* Exercise objective *
Go through the records from the first line and retype each one exactly, stopping once the line with "-4, -11, 9, 5]" is done. Pictures are left out.

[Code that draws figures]
+===+

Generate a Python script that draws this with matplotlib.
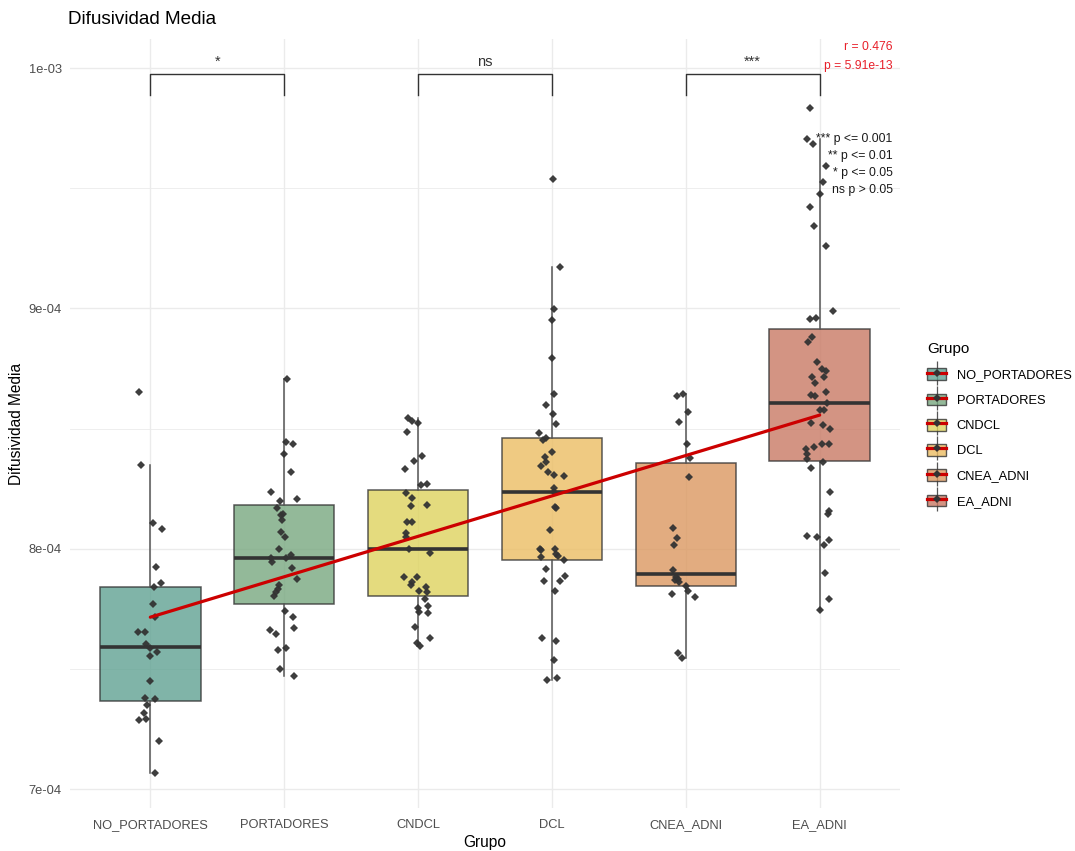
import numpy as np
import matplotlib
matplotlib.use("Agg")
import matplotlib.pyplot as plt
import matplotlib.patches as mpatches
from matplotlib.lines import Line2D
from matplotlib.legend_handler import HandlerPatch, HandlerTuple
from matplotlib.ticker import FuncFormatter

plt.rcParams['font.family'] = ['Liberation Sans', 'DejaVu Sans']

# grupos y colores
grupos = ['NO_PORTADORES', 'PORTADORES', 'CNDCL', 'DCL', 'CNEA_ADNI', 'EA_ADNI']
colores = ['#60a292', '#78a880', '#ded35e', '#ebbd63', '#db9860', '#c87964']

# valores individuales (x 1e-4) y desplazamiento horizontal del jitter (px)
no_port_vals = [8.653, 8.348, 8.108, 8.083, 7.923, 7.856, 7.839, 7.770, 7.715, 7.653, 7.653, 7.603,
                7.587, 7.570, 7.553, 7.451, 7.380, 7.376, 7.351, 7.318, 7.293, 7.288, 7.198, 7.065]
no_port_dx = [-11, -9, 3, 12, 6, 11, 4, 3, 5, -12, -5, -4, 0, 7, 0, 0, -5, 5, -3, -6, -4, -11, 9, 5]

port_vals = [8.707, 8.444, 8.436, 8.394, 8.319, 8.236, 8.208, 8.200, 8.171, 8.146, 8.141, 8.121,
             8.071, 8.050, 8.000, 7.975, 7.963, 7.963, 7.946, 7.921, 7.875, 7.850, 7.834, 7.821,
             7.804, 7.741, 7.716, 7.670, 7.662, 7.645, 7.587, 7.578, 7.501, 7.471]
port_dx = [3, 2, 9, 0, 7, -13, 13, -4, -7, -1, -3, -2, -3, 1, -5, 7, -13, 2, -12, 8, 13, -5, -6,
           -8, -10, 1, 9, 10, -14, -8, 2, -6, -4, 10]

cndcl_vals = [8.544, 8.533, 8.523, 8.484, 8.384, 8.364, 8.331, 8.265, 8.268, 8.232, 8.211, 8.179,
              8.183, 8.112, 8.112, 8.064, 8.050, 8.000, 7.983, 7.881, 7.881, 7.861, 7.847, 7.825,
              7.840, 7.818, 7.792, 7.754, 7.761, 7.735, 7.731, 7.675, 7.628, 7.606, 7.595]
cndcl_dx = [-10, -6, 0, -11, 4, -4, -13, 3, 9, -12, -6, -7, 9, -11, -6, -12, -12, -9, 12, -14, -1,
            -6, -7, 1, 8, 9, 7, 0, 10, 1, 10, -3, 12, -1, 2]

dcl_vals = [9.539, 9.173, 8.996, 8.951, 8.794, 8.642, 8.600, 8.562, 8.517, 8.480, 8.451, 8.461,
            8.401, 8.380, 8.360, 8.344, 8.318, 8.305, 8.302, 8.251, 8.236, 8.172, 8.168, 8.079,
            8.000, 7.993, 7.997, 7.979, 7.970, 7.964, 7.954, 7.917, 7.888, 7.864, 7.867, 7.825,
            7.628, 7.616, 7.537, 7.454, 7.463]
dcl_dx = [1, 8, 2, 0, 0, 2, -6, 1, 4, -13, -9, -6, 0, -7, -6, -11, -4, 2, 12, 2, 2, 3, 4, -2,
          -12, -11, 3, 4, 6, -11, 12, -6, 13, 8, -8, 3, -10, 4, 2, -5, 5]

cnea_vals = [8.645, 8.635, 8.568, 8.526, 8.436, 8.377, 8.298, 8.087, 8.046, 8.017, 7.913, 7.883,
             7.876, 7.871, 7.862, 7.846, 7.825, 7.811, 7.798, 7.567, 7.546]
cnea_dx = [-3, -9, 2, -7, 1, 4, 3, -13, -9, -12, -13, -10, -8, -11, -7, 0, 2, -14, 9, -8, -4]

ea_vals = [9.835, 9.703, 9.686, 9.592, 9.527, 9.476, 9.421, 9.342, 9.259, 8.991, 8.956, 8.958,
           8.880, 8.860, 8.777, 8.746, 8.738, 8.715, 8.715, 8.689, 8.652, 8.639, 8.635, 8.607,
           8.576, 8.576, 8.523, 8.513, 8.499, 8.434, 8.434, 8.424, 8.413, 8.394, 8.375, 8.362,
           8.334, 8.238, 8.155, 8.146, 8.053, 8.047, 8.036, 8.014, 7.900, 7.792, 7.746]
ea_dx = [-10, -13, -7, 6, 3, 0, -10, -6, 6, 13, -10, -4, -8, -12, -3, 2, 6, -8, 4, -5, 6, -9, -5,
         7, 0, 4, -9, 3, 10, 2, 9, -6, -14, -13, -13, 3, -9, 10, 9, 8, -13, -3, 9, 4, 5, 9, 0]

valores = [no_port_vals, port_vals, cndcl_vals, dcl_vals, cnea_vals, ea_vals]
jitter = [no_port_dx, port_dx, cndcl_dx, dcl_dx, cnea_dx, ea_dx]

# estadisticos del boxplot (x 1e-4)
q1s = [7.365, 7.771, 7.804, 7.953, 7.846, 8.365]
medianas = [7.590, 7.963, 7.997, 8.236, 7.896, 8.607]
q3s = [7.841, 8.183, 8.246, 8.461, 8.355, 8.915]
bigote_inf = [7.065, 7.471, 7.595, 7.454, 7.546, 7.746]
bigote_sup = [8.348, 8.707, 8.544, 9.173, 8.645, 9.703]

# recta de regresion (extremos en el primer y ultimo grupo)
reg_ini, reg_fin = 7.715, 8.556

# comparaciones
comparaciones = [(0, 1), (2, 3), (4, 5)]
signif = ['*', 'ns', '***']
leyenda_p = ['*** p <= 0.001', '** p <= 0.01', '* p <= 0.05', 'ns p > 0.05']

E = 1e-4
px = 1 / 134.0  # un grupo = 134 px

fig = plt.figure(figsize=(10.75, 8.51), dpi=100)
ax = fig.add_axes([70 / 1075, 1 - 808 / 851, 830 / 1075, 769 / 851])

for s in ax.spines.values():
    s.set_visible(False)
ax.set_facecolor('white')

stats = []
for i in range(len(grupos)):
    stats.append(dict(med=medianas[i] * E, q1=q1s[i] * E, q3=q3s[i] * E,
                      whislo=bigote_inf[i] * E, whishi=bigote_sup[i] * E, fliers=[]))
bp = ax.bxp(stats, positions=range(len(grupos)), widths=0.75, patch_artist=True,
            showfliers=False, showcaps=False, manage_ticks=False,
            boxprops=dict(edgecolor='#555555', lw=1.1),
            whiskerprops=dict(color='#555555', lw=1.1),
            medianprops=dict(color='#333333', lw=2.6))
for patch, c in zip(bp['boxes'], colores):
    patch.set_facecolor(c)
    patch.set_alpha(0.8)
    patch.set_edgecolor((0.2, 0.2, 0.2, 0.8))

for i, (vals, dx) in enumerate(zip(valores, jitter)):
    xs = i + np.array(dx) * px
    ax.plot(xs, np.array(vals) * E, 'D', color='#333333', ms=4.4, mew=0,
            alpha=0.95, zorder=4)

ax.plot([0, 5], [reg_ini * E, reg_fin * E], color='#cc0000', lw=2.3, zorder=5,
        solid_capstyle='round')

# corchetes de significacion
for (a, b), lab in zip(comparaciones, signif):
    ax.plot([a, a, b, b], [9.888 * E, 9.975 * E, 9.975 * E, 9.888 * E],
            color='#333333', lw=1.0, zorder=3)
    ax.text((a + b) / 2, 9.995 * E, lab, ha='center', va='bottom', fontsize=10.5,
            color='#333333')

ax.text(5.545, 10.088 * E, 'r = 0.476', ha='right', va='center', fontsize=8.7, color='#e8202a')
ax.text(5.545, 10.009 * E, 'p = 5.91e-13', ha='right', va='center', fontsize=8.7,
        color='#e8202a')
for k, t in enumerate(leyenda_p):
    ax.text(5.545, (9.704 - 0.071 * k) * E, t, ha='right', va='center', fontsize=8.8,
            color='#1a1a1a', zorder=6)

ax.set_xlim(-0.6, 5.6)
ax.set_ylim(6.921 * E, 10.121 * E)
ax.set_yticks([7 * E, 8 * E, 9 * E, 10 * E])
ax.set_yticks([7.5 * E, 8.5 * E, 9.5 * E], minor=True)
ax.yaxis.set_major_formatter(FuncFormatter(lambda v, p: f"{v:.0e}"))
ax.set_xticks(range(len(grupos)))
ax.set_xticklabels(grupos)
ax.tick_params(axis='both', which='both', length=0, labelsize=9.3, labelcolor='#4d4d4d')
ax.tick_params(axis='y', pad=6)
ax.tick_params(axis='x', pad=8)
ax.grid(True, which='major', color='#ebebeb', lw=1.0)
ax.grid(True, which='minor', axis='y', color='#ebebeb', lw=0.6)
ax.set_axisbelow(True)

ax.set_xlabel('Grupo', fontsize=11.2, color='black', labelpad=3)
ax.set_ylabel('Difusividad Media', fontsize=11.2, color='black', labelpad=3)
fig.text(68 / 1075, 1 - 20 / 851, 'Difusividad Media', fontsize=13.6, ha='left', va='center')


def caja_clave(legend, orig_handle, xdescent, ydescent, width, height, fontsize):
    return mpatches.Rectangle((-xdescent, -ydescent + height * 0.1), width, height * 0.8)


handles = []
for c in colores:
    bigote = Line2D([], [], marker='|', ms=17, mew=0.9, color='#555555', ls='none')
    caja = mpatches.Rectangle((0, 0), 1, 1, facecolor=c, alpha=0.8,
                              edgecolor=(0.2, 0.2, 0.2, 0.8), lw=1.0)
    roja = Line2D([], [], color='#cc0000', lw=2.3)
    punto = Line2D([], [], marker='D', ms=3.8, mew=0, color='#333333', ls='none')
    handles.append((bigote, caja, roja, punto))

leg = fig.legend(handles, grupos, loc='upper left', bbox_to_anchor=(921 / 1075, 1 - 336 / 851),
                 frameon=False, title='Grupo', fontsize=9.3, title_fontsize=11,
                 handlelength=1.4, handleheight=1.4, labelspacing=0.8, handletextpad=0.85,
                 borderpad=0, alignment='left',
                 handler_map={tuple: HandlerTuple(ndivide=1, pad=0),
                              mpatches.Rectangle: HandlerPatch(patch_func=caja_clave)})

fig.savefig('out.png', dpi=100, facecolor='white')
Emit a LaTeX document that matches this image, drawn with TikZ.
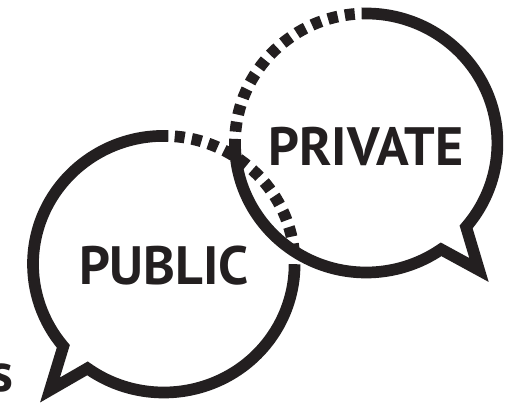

+===+

* Answer below *
Generate a Python script that draws this with matplotlib.
import numpy as np
import matplotlib
matplotlib.use("Agg")
import matplotlib.pyplot as plt
import matplotlib.patches as mpatches
from matplotlib.lines import Line2D
from matplotlib.legend_handler import HandlerPatch, HandlerTuple
from matplotlib.ticker import FuncFormatter

plt.rcParams['font.family'] = ['Liberation Sans', 'DejaVu Sans']

# grupos y colores
grupos = ['NO_PORTADORES', 'PORTADORES', 'CNDCL', 'DCL', 'CNEA_ADNI', 'EA_ADNI']
colores = ['#60a292', '#78a880', '#ded35e', '#ebbd63', '#db9860', '#c87964']

# valores individuales (x 1e-4) y desplazamiento horizontal del jitter (px)
no_port_vals = [8.653, 8.348, 8.108, 8.083, 7.923, 7.856, 7.839, 7.770, 7.715, 7.653, 7.653, 7.603,
                7.587, 7.570, 7.553, 7.451, 7.380, 7.376, 7.351, 7.318, 7.293, 7.288, 7.198, 7.065]
no_port_dx = [-11, -9, 3, 12, 6, 11, 4, 3, 5, -12, -5, -4, 0, 7, 0, 0, -5, 5, -3, -6, -4, -11, 9, 5]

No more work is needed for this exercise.